▸ To do:
Find and copy lines holding "with".

▸ Recorded information:
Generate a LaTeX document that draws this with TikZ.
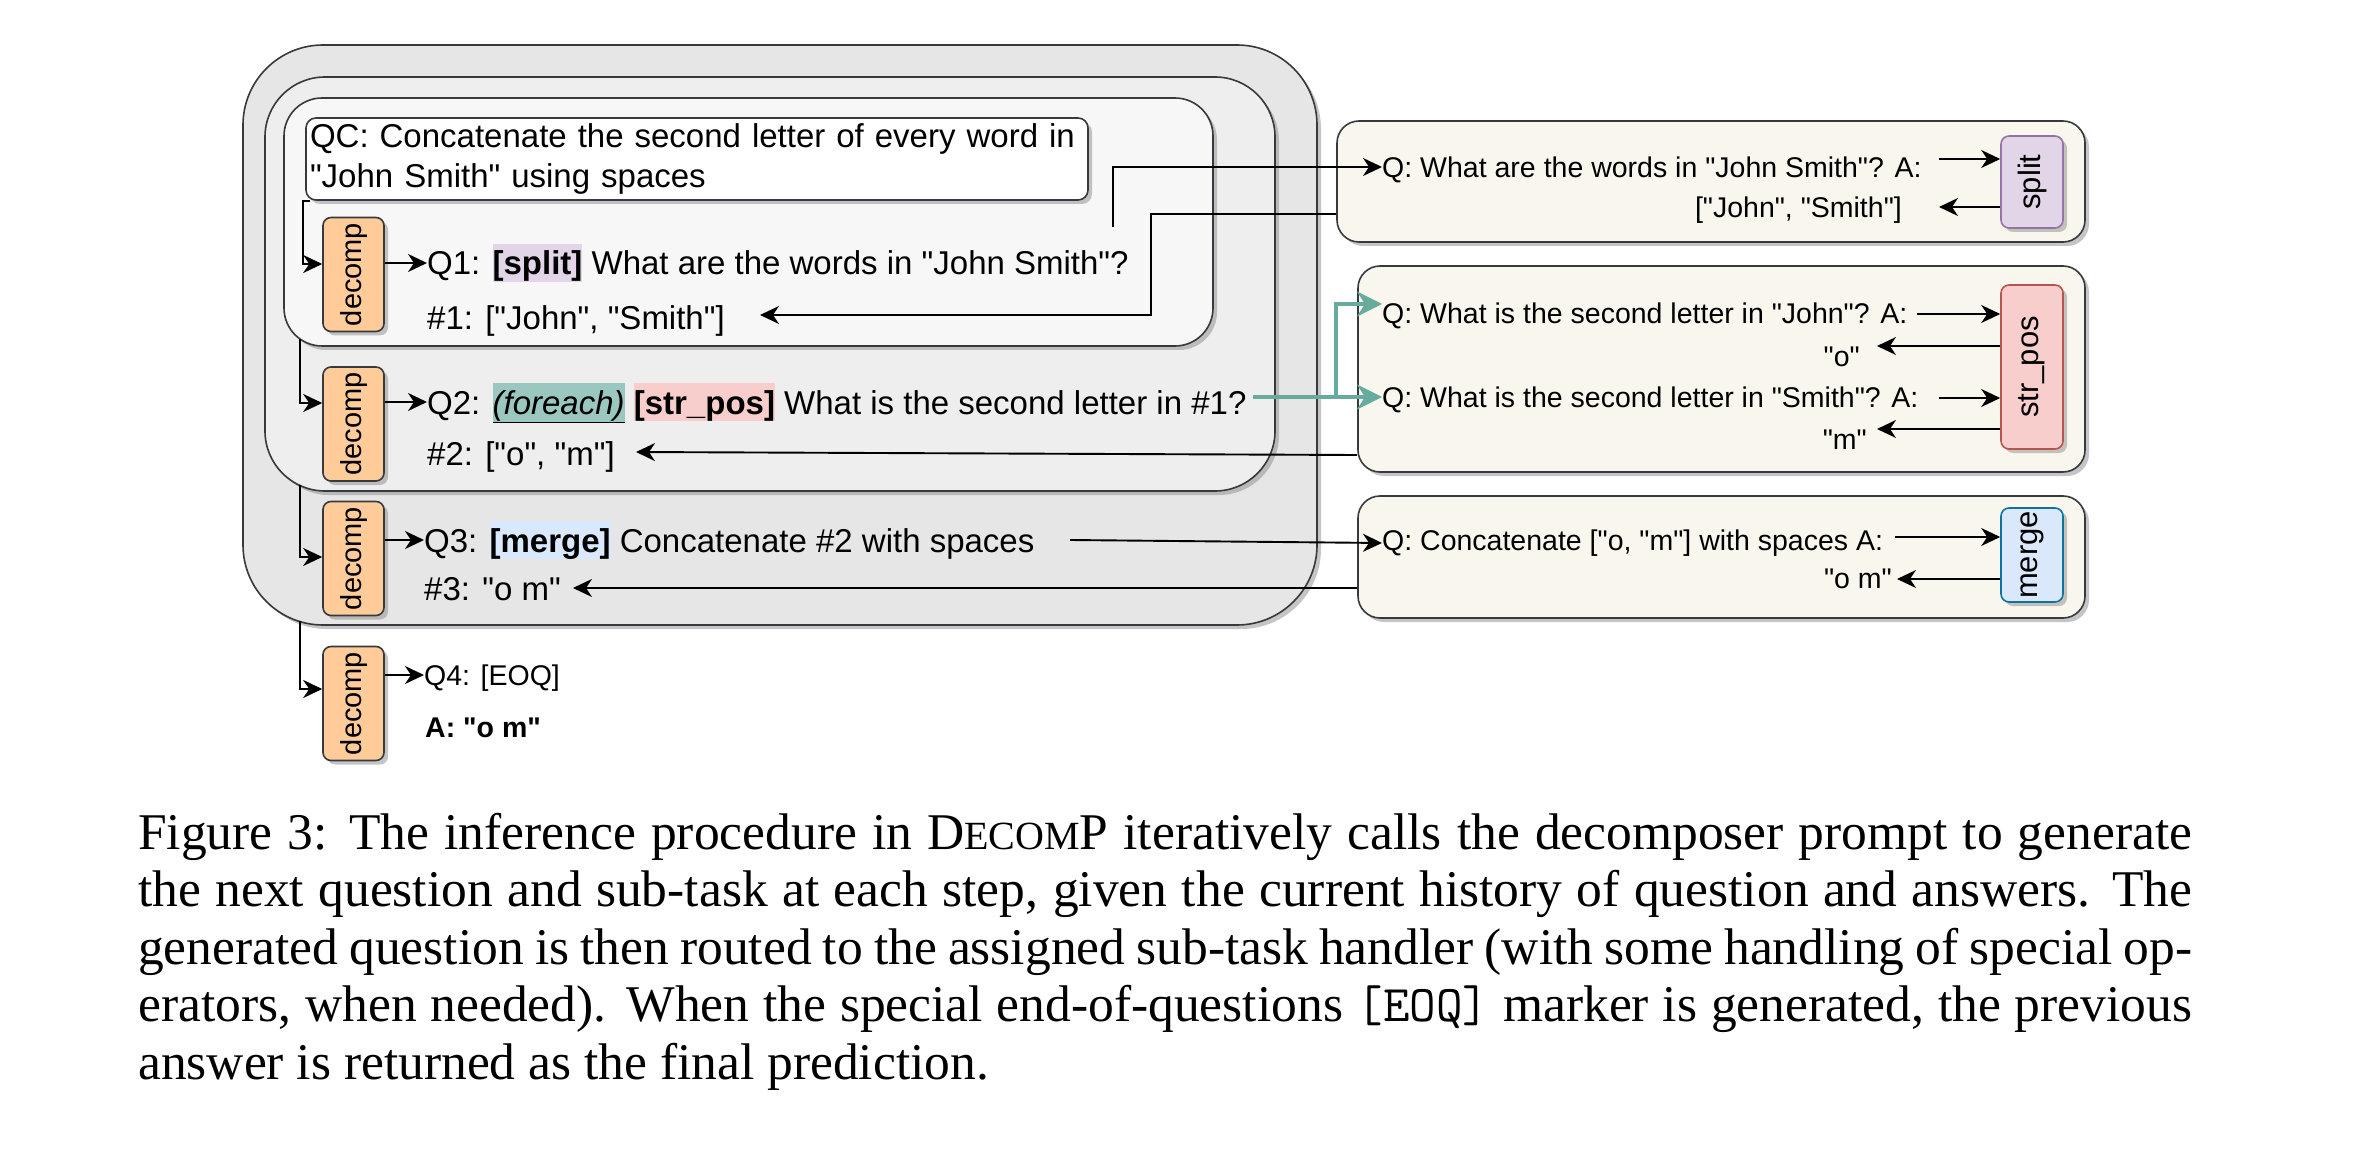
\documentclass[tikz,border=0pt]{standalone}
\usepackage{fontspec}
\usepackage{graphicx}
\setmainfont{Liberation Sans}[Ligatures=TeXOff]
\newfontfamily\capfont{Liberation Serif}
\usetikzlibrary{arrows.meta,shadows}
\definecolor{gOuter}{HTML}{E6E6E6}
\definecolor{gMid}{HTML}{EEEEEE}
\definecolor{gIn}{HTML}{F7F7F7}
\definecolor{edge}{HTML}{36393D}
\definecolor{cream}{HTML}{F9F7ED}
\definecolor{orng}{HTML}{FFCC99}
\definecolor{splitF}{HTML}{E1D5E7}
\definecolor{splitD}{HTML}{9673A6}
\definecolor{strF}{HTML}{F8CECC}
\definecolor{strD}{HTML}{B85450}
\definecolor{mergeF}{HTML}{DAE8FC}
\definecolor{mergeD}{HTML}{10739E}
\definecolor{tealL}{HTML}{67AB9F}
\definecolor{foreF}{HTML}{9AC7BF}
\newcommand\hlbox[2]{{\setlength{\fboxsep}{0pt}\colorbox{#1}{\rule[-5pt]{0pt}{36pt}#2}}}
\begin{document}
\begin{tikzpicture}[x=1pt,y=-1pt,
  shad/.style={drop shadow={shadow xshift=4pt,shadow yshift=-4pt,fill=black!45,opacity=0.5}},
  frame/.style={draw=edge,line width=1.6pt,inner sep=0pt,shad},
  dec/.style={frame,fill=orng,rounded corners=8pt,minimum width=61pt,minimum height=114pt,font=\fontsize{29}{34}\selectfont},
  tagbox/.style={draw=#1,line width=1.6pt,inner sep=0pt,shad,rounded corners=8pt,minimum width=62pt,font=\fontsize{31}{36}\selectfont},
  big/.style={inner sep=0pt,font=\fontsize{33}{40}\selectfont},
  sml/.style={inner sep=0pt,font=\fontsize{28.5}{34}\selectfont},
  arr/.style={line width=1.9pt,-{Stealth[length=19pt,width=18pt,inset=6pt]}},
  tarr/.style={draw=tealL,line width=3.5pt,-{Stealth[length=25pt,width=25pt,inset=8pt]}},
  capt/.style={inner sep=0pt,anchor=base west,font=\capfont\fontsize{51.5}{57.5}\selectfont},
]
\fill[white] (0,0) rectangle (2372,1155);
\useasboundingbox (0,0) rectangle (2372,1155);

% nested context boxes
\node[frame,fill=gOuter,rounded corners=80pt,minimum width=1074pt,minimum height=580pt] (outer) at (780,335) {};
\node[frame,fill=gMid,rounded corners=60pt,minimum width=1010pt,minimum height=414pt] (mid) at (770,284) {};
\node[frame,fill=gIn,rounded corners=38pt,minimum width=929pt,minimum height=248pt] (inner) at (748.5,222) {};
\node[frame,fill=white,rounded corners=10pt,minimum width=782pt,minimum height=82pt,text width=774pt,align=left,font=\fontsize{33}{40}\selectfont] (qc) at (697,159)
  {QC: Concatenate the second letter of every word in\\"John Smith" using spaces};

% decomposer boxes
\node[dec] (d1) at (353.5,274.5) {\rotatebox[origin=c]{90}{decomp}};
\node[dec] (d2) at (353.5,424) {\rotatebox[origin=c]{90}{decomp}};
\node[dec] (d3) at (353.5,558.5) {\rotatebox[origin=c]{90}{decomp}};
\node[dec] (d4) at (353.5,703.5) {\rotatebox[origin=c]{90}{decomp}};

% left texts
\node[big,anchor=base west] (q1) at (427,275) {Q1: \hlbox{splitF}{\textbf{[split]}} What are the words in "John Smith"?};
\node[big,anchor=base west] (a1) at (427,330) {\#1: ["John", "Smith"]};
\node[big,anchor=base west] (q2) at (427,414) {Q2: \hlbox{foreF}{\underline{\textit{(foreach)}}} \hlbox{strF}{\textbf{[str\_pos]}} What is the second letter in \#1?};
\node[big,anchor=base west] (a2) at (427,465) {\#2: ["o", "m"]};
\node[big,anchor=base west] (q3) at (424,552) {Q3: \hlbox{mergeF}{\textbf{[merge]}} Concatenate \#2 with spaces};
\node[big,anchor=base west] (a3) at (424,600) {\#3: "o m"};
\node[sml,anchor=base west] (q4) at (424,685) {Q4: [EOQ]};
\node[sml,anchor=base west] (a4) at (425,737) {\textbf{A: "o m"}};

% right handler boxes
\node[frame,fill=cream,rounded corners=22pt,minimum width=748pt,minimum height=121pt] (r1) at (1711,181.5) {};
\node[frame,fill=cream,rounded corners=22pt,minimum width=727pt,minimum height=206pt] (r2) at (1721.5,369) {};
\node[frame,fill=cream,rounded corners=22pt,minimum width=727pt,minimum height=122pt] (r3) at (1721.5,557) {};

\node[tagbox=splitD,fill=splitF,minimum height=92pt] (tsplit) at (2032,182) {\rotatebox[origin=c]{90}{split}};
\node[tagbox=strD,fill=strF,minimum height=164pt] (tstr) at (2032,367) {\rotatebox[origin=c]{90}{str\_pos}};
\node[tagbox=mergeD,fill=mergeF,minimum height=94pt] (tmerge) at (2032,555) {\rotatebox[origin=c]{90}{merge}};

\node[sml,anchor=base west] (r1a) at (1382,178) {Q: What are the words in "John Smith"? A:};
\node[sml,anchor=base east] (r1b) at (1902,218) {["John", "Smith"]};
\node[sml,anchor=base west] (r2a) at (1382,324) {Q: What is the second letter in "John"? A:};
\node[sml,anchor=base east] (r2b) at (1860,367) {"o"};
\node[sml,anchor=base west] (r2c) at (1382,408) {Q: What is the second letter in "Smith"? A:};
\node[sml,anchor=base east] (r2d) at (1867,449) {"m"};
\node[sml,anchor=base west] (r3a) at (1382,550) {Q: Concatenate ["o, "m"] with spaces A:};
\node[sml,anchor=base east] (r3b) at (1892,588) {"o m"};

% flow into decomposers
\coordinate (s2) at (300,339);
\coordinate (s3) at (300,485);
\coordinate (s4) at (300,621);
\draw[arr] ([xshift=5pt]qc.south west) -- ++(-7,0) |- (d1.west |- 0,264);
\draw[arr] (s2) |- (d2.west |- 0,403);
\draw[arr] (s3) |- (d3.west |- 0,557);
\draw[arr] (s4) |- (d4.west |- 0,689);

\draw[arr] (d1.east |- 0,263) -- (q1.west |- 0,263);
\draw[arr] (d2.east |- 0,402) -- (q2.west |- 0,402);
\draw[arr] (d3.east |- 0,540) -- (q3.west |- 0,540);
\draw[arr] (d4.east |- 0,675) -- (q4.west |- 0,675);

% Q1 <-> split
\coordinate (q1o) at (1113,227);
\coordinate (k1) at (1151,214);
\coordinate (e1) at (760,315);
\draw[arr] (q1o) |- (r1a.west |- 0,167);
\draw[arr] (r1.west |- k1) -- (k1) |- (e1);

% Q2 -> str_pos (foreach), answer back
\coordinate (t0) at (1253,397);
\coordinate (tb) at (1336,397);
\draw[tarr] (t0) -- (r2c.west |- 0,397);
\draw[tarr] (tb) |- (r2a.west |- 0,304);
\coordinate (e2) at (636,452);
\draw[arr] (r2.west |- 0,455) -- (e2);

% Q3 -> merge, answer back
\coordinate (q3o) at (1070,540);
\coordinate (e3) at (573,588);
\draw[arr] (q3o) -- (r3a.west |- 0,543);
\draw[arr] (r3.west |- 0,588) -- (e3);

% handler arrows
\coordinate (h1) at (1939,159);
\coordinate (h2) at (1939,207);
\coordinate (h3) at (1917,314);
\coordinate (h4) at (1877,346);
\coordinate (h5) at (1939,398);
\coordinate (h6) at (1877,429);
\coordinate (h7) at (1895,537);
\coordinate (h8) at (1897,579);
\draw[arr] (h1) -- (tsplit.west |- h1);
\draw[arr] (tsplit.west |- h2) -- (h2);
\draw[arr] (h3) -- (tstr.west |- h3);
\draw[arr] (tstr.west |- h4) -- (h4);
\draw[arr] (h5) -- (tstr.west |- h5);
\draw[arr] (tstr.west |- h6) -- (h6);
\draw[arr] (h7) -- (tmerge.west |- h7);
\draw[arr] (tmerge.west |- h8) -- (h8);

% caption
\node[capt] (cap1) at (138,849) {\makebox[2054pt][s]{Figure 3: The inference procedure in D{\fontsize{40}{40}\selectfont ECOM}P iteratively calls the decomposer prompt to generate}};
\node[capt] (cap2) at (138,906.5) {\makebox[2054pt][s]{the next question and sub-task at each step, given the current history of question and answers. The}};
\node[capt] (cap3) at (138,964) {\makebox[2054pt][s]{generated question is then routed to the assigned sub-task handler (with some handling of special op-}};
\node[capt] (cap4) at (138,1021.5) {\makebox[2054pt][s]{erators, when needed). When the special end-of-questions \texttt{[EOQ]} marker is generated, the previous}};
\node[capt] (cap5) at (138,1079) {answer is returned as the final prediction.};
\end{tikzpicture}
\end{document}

▸ The output:
Generate a LaTeX document that draws this with TikZ.
\node[big,anchor=base west] (q3) at (424,552) {Q3: \hlbox{mergeF}{\textbf{[merge]}} Concatenate \#2 with spaces};
\node[sml,anchor=base west] (r3a) at (1382,550) {Q: Concatenate ["o, "m"] with spaces A:};
\node[capt] (cap3) at (138,964) {\makebox[2054pt][s]{generated question is then routed to the assigned sub-task handler (with some handling of special op-}};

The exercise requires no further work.